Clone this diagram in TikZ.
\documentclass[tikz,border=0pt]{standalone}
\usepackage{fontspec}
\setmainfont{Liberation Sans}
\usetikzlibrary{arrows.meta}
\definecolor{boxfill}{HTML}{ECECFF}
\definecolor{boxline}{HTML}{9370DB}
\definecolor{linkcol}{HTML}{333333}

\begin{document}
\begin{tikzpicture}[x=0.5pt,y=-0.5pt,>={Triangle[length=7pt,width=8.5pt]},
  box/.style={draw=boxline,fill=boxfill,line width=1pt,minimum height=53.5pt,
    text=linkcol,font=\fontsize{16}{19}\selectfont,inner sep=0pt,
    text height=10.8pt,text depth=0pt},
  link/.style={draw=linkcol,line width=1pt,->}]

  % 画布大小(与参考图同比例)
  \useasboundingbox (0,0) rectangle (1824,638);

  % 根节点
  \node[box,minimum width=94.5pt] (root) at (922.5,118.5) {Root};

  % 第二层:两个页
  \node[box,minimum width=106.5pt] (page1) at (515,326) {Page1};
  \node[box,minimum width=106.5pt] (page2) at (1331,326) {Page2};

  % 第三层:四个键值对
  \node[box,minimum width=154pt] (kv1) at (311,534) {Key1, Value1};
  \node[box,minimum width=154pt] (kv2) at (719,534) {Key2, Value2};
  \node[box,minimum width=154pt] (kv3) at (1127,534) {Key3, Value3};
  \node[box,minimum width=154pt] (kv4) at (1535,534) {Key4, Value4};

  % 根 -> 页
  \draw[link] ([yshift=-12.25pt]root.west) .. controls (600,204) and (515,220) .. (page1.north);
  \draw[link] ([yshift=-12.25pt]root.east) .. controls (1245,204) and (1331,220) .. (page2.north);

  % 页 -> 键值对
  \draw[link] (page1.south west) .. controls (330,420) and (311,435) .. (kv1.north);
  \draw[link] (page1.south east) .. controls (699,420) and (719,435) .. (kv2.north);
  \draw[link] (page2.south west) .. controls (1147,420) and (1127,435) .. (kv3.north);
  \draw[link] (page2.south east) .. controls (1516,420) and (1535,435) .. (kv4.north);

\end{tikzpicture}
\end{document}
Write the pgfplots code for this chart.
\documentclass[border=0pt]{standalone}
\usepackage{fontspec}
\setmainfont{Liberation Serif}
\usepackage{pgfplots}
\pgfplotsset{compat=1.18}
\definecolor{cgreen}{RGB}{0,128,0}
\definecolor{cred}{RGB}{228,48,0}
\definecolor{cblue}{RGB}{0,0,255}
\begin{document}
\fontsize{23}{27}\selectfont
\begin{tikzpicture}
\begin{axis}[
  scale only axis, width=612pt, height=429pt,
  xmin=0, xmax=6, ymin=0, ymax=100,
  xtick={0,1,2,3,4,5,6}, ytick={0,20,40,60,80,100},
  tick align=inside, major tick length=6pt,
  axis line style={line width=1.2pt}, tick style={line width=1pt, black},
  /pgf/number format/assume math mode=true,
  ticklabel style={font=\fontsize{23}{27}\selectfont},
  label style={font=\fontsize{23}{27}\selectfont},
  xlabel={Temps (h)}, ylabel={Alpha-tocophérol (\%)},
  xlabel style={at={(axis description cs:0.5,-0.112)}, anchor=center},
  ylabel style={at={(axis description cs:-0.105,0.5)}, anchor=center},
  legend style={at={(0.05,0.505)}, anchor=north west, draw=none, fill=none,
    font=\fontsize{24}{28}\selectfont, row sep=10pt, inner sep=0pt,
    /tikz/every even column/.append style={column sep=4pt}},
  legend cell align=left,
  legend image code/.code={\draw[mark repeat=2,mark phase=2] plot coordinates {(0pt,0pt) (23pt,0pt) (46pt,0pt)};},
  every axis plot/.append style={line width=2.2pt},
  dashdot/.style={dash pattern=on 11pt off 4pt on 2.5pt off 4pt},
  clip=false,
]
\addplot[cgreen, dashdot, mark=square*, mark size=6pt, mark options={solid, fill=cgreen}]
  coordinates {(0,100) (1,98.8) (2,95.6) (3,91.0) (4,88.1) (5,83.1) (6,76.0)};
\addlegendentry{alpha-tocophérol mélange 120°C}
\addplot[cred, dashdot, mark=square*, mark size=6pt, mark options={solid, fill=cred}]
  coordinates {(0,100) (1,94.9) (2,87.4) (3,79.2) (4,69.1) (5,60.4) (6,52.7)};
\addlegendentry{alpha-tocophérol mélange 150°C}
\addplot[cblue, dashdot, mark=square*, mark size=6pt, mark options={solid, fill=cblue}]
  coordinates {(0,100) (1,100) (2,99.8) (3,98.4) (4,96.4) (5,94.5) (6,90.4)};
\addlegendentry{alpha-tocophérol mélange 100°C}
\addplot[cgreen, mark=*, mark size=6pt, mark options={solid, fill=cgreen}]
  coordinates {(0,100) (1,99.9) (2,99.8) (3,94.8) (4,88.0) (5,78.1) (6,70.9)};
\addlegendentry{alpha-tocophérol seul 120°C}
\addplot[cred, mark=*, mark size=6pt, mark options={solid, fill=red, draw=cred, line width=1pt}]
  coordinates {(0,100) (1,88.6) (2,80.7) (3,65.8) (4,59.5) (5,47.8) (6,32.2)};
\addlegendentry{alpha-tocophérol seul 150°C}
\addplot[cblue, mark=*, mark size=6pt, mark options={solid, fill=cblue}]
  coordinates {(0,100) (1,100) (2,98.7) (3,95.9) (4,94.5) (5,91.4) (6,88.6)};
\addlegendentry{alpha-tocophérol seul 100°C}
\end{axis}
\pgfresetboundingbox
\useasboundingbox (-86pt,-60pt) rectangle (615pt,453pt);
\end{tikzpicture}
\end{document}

• • • • • • •

• **Requirements**
Pick out all lines containing the string "code".

• **Task output**
Write the pgfplots code for this chart.
  legend image code/.code={\draw[mark repeat=2,mark phase=2] plot coordinates {(0pt,0pt) (23pt,0pt) (46pt,0pt)};},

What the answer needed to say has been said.